- _GIVEN DATA_:
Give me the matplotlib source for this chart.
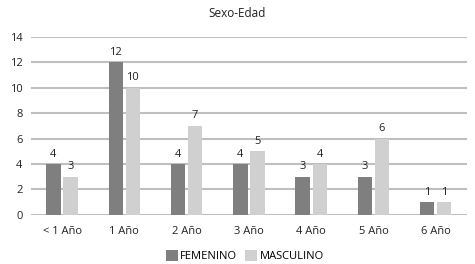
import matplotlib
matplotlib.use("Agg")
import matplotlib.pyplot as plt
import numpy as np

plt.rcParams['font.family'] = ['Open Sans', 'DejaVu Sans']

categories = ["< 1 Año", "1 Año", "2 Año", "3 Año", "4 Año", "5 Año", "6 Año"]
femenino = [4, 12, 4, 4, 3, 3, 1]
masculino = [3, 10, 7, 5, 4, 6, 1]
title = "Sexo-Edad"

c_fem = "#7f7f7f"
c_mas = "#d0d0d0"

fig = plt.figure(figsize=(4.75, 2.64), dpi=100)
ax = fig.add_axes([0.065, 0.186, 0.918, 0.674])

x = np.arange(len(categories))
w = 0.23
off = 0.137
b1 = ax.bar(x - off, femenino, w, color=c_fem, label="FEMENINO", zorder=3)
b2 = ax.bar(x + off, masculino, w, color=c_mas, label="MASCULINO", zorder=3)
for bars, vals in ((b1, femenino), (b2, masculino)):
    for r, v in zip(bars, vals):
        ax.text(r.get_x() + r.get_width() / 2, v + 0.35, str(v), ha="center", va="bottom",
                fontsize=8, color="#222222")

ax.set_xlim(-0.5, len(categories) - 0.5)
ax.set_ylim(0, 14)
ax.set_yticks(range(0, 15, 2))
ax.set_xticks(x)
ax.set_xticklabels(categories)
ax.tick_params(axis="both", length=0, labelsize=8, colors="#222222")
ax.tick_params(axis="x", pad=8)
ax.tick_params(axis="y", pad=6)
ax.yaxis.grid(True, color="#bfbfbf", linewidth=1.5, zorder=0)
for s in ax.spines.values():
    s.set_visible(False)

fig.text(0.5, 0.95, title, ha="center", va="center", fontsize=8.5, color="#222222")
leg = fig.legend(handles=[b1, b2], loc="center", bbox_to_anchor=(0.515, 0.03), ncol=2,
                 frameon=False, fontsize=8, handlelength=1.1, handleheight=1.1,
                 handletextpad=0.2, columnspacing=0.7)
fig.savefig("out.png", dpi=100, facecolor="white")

- _REQUEST_:
Leaving out the pictures, repeat the data above exactly.

- _WRITTEN SOLUTION_:
Give me the matplotlib source for this chart.
import matplotlib
matplotlib.use("Agg")
import matplotlib.pyplot as plt
import numpy as np

plt.rcParams['font.family'] = ['Open Sans', 'DejaVu Sans']

categories = ["< 1 Año", "1 Año", "2 Año", "3 Año", "4 Año", "5 Año", "6 Año"]
femenino = [4, 12, 4, 4, 3, 3, 1]
masculino = [3, 10, 7, 5, 4, 6, 1]
title = "Sexo-Edad"

c_fem = "#7f7f7f"
c_mas = "#d0d0d0"

fig = plt.figure(figsize=(4.75, 2.64), dpi=100)
ax = fig.add_axes([0.065, 0.186, 0.918, 0.674])

x = np.arange(len(categories))
w = 0.23
off = 0.137
b1 = ax.bar(x - off, femenino, w, color=c_fem, label="FEMENINO", zorder=3)
b2 = ax.bar(x + off, masculino, w, color=c_mas, label="MASCULINO", zorder=3)
for bars, vals in ((b1, femenino), (b2, masculino)):
    for r, v in zip(bars, vals):
        ax.text(r.get_x() + r.get_width() / 2, v + 0.35, str(v), ha="center", va="bottom",
                fontsize=8, color="#222222")

ax.set_xlim(-0.5, len(categories) - 0.5)
ax.set_ylim(0, 14)
ax.set_yticks(range(0, 15, 2))
ax.set_xticks(x)
ax.set_xticklabels(categories)
ax.tick_params(axis="both", length=0, labelsize=8, colors="#222222")
ax.tick_params(axis="x", pad=8)
ax.tick_params(axis="y", pad=6)
ax.yaxis.grid(True, color="#bfbfbf", linewidth=1.5, zorder=0)
for s in ax.spines.values():
    s.set_visible(False)

fig.text(0.5, 0.95, title, ha="center", va="center", fontsize=8.5, color="#222222")
leg = fig.legend(handles=[b1, b2], loc="center", bbox_to_anchor=(0.515, 0.03), ncol=2,
                 frameon=False, fontsize=8, handlelength=1.1, handleheight=1.1,
                 handletextpad=0.2, columnspacing=0.7)
fig.savefig("out.png", dpi=100, facecolor="white")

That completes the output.